§ **Exercise**:
Count every line that holds the string "with", then give that number alone.

§ **Raw data**:
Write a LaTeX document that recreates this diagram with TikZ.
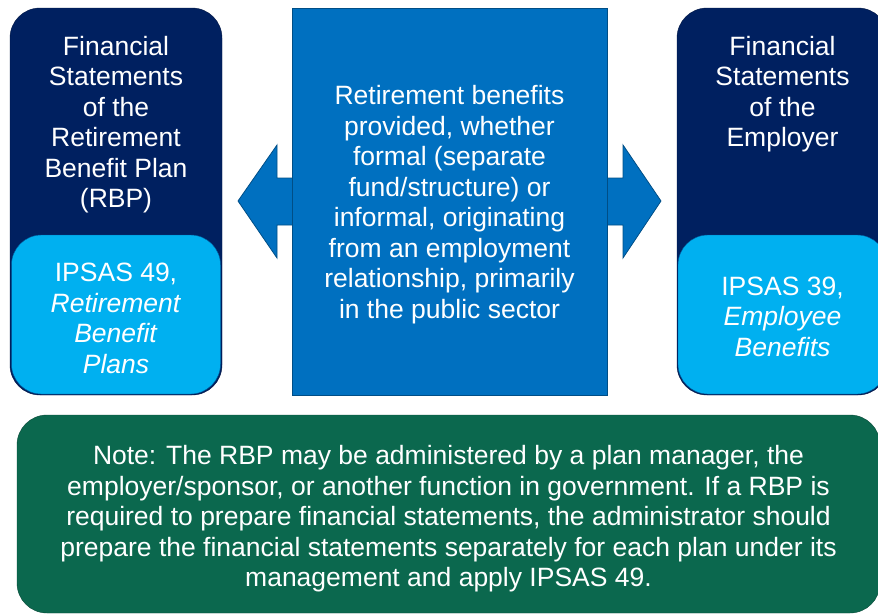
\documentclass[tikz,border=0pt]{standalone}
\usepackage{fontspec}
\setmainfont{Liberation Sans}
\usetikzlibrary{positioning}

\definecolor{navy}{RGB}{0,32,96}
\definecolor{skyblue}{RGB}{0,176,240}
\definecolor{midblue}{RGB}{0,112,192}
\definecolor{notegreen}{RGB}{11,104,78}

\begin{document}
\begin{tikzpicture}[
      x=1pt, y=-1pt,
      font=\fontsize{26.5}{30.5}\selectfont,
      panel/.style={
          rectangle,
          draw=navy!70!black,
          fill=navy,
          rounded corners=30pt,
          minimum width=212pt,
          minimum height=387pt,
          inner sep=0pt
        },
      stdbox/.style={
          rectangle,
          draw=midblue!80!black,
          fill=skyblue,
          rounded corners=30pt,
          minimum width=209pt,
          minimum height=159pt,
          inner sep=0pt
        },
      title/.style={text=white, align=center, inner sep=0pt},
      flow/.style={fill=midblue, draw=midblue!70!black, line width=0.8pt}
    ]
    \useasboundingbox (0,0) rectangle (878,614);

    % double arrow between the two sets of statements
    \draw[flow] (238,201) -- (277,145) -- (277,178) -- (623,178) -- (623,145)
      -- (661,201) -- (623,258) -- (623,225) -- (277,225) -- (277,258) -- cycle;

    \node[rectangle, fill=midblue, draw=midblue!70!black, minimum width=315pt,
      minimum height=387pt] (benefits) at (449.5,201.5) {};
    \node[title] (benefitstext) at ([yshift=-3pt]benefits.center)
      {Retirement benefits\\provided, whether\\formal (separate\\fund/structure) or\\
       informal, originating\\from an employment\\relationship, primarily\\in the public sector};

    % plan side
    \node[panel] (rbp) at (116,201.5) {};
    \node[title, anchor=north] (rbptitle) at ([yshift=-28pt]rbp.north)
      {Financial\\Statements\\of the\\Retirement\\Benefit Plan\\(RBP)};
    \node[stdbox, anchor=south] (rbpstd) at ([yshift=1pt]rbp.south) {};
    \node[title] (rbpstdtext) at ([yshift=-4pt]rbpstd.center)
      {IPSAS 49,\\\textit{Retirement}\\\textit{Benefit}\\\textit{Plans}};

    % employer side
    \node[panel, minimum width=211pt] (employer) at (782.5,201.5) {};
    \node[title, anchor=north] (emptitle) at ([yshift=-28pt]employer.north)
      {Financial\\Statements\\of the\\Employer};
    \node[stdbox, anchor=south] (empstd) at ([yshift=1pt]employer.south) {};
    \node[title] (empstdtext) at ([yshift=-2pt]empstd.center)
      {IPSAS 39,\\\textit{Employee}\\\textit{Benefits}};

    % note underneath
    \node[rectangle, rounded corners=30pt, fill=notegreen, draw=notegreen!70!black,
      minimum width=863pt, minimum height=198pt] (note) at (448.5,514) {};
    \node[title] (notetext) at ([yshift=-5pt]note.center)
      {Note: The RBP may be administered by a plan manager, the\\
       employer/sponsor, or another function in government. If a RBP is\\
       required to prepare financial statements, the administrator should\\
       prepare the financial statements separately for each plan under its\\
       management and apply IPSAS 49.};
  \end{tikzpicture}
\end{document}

--

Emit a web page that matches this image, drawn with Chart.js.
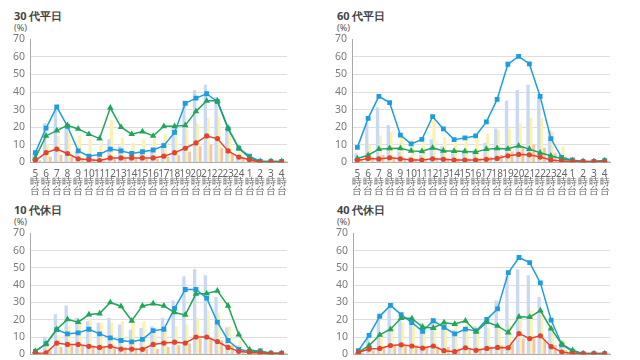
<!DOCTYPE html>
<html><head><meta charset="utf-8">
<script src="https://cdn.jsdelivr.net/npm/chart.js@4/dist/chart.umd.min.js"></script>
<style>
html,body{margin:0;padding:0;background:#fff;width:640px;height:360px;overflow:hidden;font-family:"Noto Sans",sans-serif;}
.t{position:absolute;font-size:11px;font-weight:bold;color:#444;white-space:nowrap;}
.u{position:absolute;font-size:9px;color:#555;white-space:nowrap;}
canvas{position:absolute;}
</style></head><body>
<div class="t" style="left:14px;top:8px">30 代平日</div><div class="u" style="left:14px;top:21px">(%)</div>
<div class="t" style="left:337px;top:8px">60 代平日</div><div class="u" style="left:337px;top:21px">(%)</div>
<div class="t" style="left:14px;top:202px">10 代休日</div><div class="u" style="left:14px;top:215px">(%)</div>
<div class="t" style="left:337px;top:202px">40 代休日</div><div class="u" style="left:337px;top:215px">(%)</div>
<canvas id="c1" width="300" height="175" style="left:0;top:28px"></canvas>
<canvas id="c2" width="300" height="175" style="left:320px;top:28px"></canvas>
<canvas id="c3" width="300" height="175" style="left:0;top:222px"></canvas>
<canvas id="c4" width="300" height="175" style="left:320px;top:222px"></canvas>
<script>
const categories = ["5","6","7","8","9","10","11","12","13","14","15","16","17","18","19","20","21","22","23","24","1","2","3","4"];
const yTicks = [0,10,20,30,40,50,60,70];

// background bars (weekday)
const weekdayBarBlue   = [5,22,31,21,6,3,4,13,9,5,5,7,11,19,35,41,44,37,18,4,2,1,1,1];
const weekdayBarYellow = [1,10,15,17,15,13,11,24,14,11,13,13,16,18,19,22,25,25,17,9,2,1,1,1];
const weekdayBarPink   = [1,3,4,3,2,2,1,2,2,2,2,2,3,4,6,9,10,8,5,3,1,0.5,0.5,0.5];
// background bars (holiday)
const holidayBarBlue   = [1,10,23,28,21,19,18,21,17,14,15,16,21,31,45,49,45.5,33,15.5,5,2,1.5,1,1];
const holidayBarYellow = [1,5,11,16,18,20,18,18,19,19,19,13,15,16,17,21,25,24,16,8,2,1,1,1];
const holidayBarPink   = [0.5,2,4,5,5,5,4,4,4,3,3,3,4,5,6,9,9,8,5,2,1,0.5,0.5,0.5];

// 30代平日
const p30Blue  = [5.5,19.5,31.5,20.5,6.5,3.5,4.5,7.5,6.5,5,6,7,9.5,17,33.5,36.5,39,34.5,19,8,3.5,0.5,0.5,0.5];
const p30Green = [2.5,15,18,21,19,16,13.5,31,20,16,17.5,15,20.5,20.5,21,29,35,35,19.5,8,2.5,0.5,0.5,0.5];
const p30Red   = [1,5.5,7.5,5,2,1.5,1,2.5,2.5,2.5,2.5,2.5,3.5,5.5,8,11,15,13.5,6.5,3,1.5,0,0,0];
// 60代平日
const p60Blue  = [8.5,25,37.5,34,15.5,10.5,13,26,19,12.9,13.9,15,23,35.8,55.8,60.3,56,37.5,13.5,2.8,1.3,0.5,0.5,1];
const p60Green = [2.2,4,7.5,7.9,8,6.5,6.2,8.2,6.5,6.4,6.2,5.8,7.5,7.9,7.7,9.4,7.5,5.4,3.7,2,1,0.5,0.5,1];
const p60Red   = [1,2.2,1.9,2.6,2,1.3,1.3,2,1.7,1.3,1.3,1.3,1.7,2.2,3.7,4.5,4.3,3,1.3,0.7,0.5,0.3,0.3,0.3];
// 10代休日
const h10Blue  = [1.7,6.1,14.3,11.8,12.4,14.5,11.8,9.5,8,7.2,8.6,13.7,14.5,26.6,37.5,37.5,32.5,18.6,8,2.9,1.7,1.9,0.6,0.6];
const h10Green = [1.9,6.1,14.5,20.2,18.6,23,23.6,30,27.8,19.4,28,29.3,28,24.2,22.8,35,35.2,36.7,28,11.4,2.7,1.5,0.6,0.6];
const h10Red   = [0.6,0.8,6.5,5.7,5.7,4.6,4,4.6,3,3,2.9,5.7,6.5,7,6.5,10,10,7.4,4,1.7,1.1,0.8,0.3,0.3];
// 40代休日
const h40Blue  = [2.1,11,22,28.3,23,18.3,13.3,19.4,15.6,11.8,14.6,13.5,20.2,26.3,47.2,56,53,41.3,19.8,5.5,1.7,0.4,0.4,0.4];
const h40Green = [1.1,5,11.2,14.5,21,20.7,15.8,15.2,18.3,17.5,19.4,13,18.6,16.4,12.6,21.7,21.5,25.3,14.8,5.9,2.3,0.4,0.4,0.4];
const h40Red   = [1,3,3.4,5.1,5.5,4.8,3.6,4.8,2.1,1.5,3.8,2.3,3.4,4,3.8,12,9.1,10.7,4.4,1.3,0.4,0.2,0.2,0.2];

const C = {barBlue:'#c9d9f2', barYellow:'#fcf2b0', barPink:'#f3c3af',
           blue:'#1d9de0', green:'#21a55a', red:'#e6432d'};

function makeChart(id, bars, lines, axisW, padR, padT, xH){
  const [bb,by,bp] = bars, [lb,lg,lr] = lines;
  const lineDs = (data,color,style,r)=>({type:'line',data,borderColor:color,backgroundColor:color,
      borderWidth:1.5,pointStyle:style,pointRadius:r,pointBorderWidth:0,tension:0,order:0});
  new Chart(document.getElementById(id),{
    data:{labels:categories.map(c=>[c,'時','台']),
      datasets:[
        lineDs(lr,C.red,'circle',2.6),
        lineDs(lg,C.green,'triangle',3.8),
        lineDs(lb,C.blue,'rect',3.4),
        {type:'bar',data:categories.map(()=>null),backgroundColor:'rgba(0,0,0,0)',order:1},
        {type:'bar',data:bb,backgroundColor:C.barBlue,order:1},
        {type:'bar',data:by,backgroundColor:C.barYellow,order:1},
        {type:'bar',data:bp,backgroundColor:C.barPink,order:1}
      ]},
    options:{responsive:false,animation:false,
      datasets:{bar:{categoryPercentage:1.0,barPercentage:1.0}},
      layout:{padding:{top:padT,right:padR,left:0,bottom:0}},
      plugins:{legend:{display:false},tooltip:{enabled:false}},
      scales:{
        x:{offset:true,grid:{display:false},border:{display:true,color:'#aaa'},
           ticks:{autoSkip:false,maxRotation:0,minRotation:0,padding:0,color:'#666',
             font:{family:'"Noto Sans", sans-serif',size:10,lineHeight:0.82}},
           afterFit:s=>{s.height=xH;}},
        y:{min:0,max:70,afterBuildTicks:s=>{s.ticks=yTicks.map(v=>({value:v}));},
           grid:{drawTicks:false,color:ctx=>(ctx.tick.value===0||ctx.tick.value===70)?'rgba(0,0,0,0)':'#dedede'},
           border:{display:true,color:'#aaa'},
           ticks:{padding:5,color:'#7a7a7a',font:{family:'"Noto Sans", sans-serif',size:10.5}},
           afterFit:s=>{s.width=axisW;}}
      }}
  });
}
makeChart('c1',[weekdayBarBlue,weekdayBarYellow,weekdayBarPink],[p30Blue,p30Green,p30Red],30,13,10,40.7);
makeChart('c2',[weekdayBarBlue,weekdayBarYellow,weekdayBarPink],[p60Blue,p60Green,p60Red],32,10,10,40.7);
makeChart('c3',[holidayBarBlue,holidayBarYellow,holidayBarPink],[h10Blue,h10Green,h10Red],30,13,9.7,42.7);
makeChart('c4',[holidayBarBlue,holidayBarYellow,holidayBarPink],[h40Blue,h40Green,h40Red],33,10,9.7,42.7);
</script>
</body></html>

§ **Exercise answer**:
2